Thank you for your reflections, Alexander. I should of course have remembered your and Priya Prakash’s pioneering work in this area, not least having given a wee talk at the lauch of the Digital Wellbeing Showroom at The Shop at Bluebird in 2006 (and was until recently using the conical device charging ‘pot’ I bought from the showroom). I wasn’t aware of Digital Plumbers, and need to do more research, I suspect.
Interesting that the value was in installation/services rather than the sale of the product, though I appreciate the Showroom was trying to add value to sales. This relates to my comment to Tony Pritchard in the LinkedIn discussion about where the value lies; perhaps with ‘standard’ products such as the Hive central heating products the economies of scale tip the, er, scales.

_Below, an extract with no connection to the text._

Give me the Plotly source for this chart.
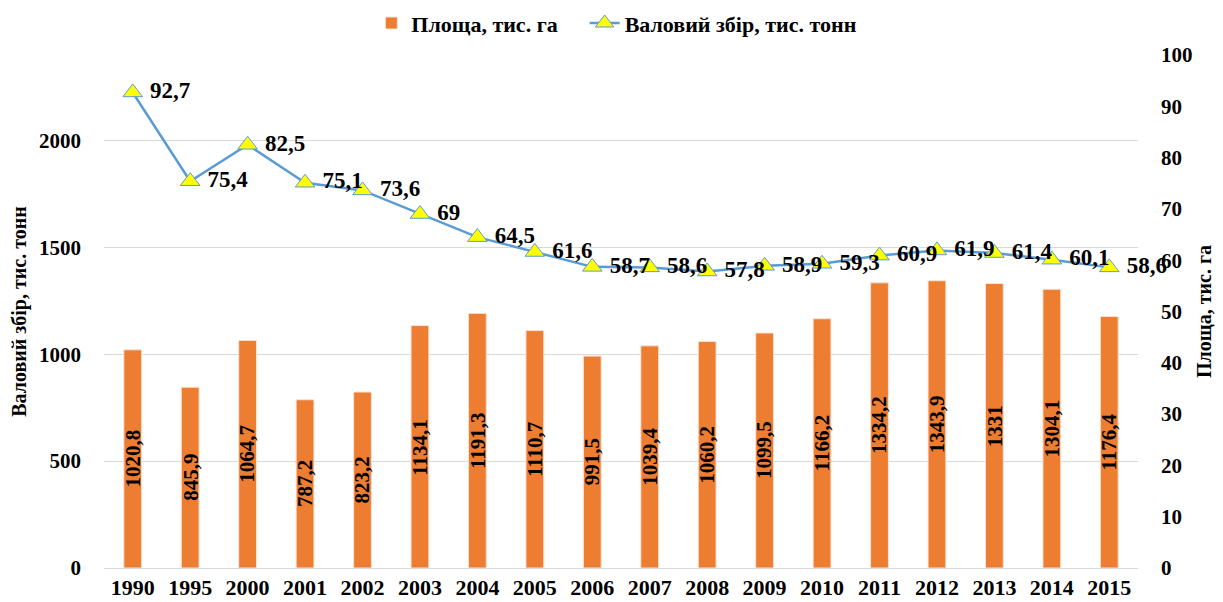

Your note on problem solving methods is a bit Zen and the Art of Motorcycle Maintenance, and the issue of such methods is one I try to instil with clients, and your approach is salutary, in a way acknowledging that the products don’t work reliably and inter-operability is even sketchier.
The lack of ‘integrated digital lifestyle services’ you not is significant. Again, Tony Pritchard notes that utility companies are crossing over to embrace more utilities — I guess as telecoms and media companies did with three- and four-way plays around telephony, Internet, entertainment and mobile — in the 00s. But they’ve not yet become ‘integrated digital lifestyle services’.
How optimistic should we be that the all-things-to-all-women ‘AI solutions’ will automate any of these challenges? Do we have any examples to date?